I watched the ad the other night and immediately my mind decides that these fan-dangled pyjamas scare me, what happens if the "call of nature" urgently arises? I would hate to be stuck in my onsies, not being able to get out and instead share my onesies with a onesie or a twosie!
Now the more coherent mind, would of course scoff at this thought, note a logical, sound solution and immediately be done with it. But not me! Nightly I see the ad and nightly I think the same weird, random thought over and over again. I mentioned my new found "onesiephobia" (yes this is a real word, I am writing to Oxford as you read) on facebook and the whole toileting trouble I had observed and the sheer terror I felt, to have a kindly soul point out the whole "bum flap" solution installed in onesies (much to my relief.).

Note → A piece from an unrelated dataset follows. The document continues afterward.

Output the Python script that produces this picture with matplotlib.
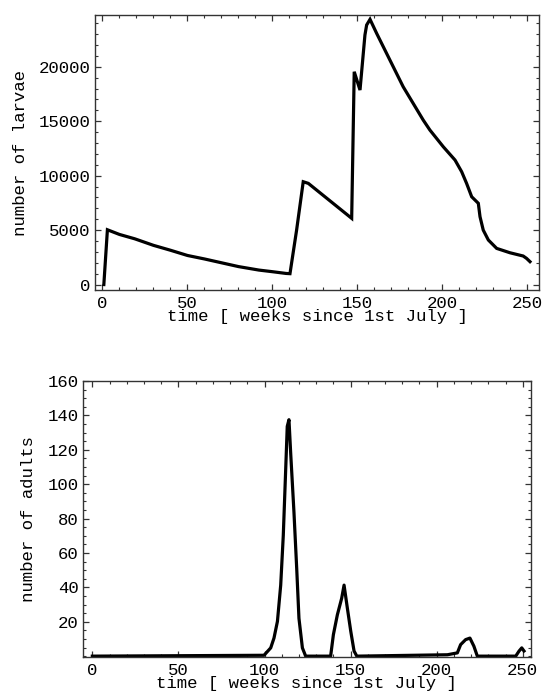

So, equipped my new found coping mechanism for my ever so recently acquired onesiephobia, I sit and wait for the next ad to venture forth and it did. But alas, my mind "goes to town", I end up with a mental picture that no-one needs to see. Me stuck on the toilet floor in some sort of over-twisted yoga pose, "bum flap" securely closed and bladder control almost lost..........oh the sheer terror of it all.
I think it's safe to say, I will not be venturing down to Target in the near future to buy a pair of onesies and come to think of it, I guess I won't be receiving a call from them either to assist with their next ad campaign!